There is a strategy in place for a third heavy polar icebreaker for the Coast Guard and the requirements building process is underway for new medium polar icebreakers, Coast Guard Commandant Adm. Karl Schultz said on Thursday.

Schultz said the Trump administration’s fiscal year 2021 budget request includes $555 million toward the second Polar Security Cutter (PSC) “and there’s an acquisitions and funding strategy beyond that to build a third.”

The administration’s FY ’21 request didn’t include long-lead funding for a third PSC just as it didn’t provide a request for advanced funding for the second ship a year ago in its FY ’20 request. Congress added long-lead funding for the second PSC in the FY ’20 budget.

Schultz didn’t elaborate on the plans to fund the third PSC, although last year when he was defending the budget request before Congress he said the proposed funding would keep the program office while the Coast Guard and VT Halter Marine, the shipbuilder under contract to design and build the new heavy icebreakers, focused on the first ship.

“And today we’re developing operational requirements for medium icebreakers,” Schultz said in Charleston, S.C., at the annual State of the Coast Guard speech in. “A fleet of at least three of those Polar Security heavy breakers and three medium icebreakers will ensure American sovereignty and presence in the polar regions for decades to come.”

The Coast Guard has one operational heavy polar icebreaker, the Polar Star, which just completed its annual resupply mission to a U.S. science station in Antarctica. The ship is more than 40 years old and the Coast Guard is planning to extend its service life until the mid-2020s when the second PSC becomes operational.

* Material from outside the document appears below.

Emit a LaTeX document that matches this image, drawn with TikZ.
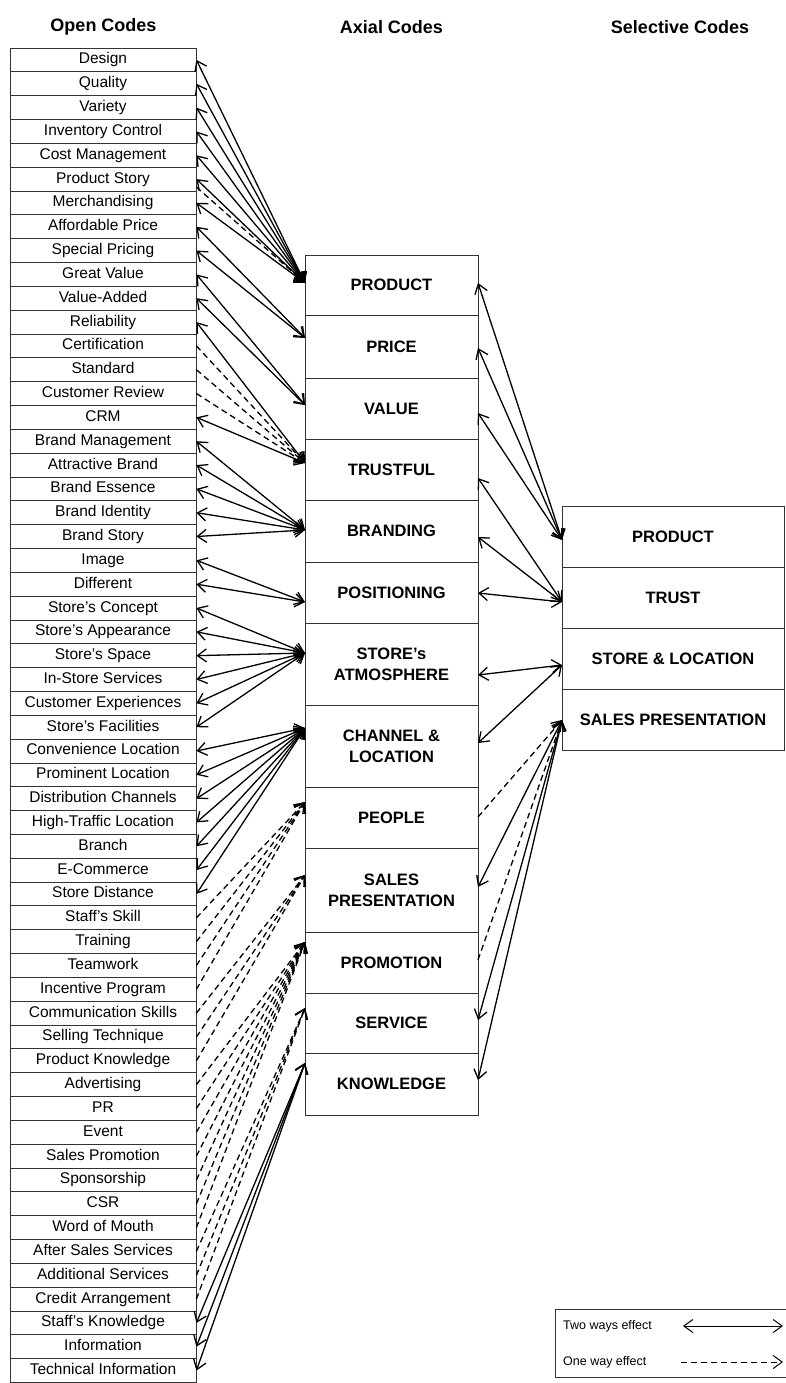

The Coast Guard also has one medium polar icebreaker, the 20-year old Healy, which conducts annual science missions every summer in the Arctic.

Schultz pointed out that when the Healy operates above the Arctic Circle communications are “unreliable.”

The Coast Guard has experimented with small satellites to improve communications in the Arctic and Schultz said that the service is examining the issue further, noting that in January communications in the harsh environment in Northern Alaska were impaired.

“As Commandant, I need my operational commanders to be able to communicate with every Coast Guard asset, anytime, anywhere,” he said. “We are exploring new satellite communications with the Department of Defense and partners there as well as private industry, as well as renewing land-based communications in Alaska. And Arctic communications are truly a ‘whole-of-government’ issue. We must work together to solve our communication blackout in the Arctic now.”